WHAT THIS TASK INVOLVES
Return all of the data exactly as written, without the pictures.

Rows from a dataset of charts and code
* BEGIN *

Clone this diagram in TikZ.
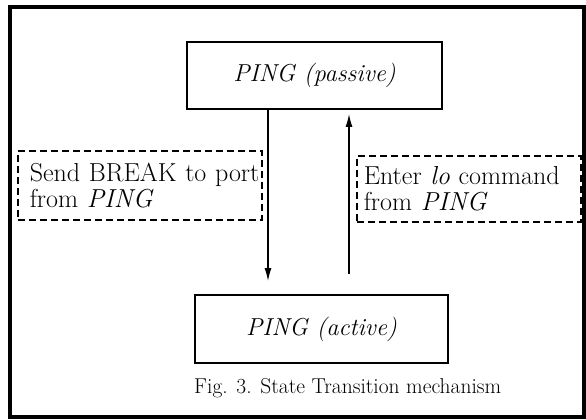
\documentclass[tikz,border=0pt]{standalone}
\usetikzlibrary{arrows.meta}
\begin{document}
\begin{tikzpicture}[x=1pt,y=-1pt,
  statebox/.style={draw, line width=1.8pt, inner sep=0pt,
    font=\fontsize{24.5}{28}\selectfont\itshape},
  notebox/.style={draw, line width=1.6pt, dash pattern=on 7pt off 4pt,
    align=left, inner sep=0pt, anchor=north west,
    font=\fontsize{26}{26}\selectfont},
  link/.style={line width=1.4pt, -{Latex[length=13pt,width=7pt]}}]
\useasboundingbox (0,0) rectangle (586,420);
\node[draw, line width=3.5pt, inner sep=0pt, minimum width=574pt,
  minimum height=410pt] (frame) at (297,212) {};
\node[statebox, minimum width=255pt, minimum height=67pt] (passive)
  at (314.5,75.5) {PING (passive)};
\node[statebox, minimum width=253pt, minimum height=68pt] (active)
  at (321.5,329) {PING (active)};
\node[notebox, text width=244pt, minimum height=69pt]
  (send) at (17,150) {\hspace*{12pt}Send BREAK to port\\ \hspace*{12pt}from \textit{PING}};
\node[notebox, text width=224pt, minimum height=66pt]
  (enter) at (356,155) {\hspace*{7pt}Enter \textit{lo} command\\ \hspace*{7pt}from \textit{PING}};
\draw[link, shorten >=13pt] ([xshift=-46.5pt]passive.south)
  -- ([xshift=-46.5pt]passive.south |- active.north);
\draw[link, shorten <=20pt, shorten >=4pt] ([xshift=27.5pt]active.north)
  -- ([xshift=27.5pt]active.north |- passive.south);
\node[anchor=base west, inner sep=0pt, font=\fontsize{21.5}{24}\selectfont]
  (caption) at (194,393) {Fig. 3. State Transition mechanism};
\end{tikzpicture}
\end{document}
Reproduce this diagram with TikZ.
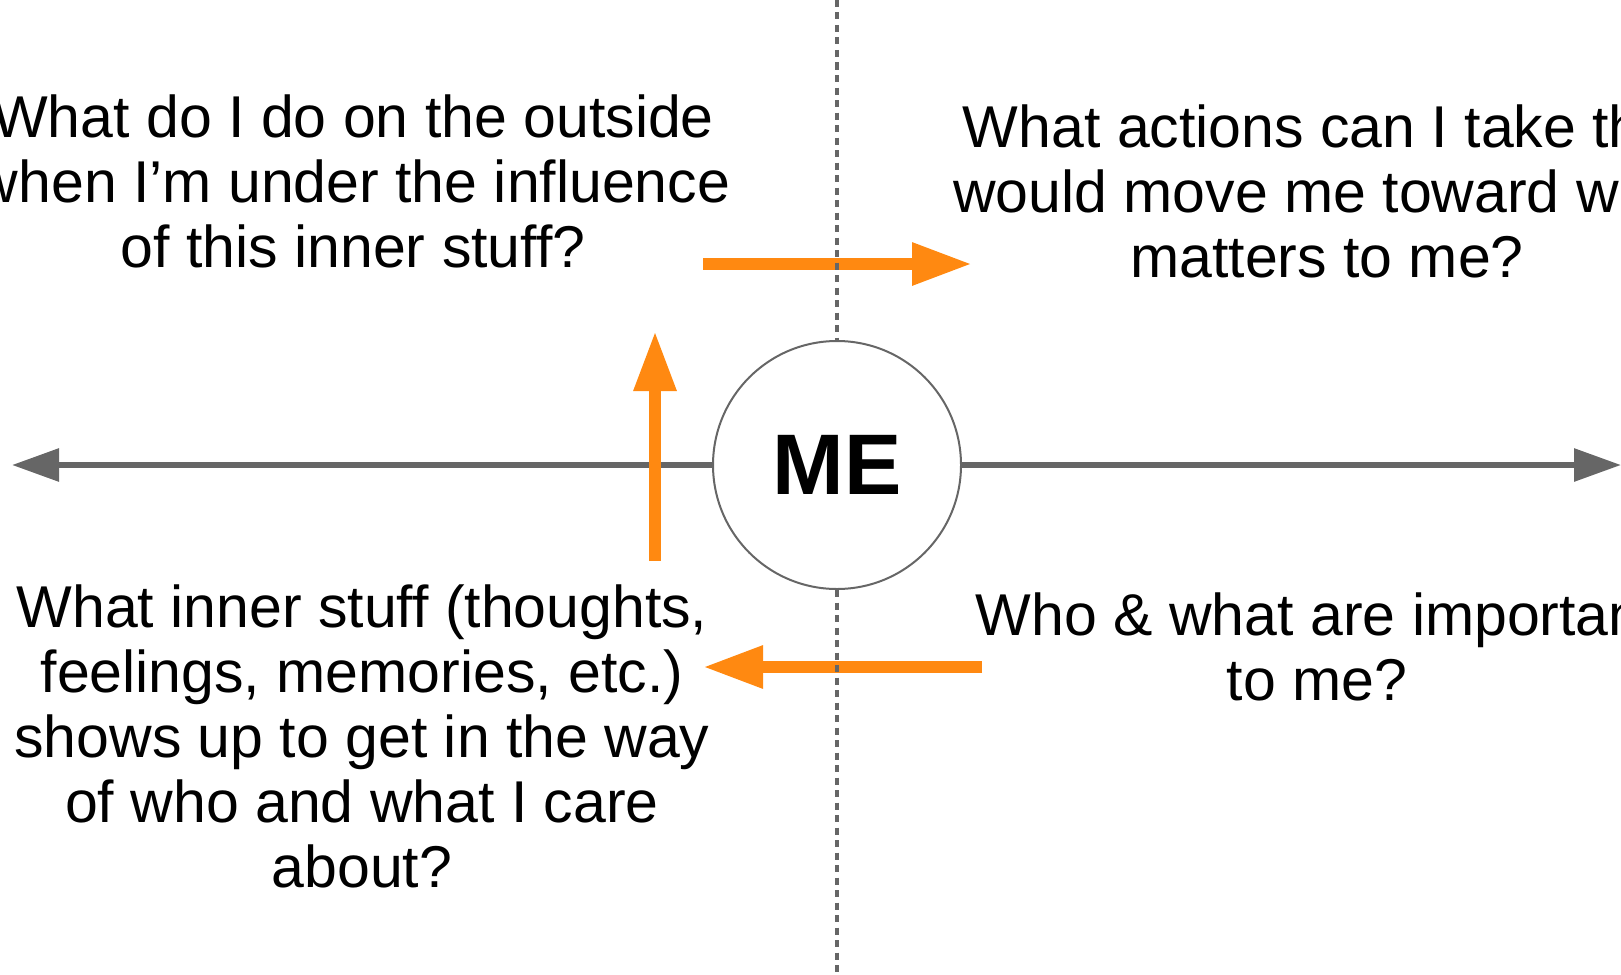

* END *

EXERCISE RESPONSE
Clone this diagram in TikZ.
\documentclass[tikz,border=0pt]{standalone}
\usetikzlibrary{arrows.meta}
\begin{document}
\begin{tikzpicture}[x=1pt,y=-1pt,
  statebox/.style={draw, line width=1.8pt, inner sep=0pt,
    font=\fontsize{24.5}{28}\selectfont\itshape},
  notebox/.style={draw, line width=1.6pt, dash pattern=on 7pt off 4pt,
    align=left, inner sep=0pt, anchor=north west,
    font=\fontsize{26}{26}\selectfont},
  link/.style={line width=1.4pt, -{Latex[length=13pt,width=7pt]}}]
\useasboundingbox (0,0) rectangle (586,420);
\node[draw, line width=3.5pt, inner sep=0pt, minimum width=574pt,
  minimum height=410pt] (frame) at (297,212) {};
\node[statebox, minimum width=255pt, minimum height=67pt] (passive)
  at (314.5,75.5) {PING (passive)};
\node[statebox, minimum width=253pt, minimum height=68pt] (active)
  at (321.5,329) {PING (active)};
\node[notebox, text width=244pt, minimum height=69pt]
  (send) at (17,150) {\hspace*{12pt}Send BREAK to port\\ \hspace*{12pt}from \textit{PING}};
\node[notebox, text width=224pt, minimum height=66pt]
  (enter) at (356,155) {\hspace*{7pt}Enter \textit{lo} command\\ \hspace*{7pt}from \textit{PING}};
\draw[link, shorten >=13pt] ([xshift=-46.5pt]passive.south)
  -- ([xshift=-46.5pt]passive.south |- active.north);
\draw[link, shorten <=20pt, shorten >=4pt] ([xshift=27.5pt]active.north)
  -- ([xshift=27.5pt]active.north |- passive.south);
\node[anchor=base west, inner sep=0pt, font=\fontsize{21.5}{24}\selectfont]
  (caption) at (194,393) {Fig. 3. State Transition mechanism};
\end{tikzpicture}
\end{document}
Reproduce this diagram with TikZ.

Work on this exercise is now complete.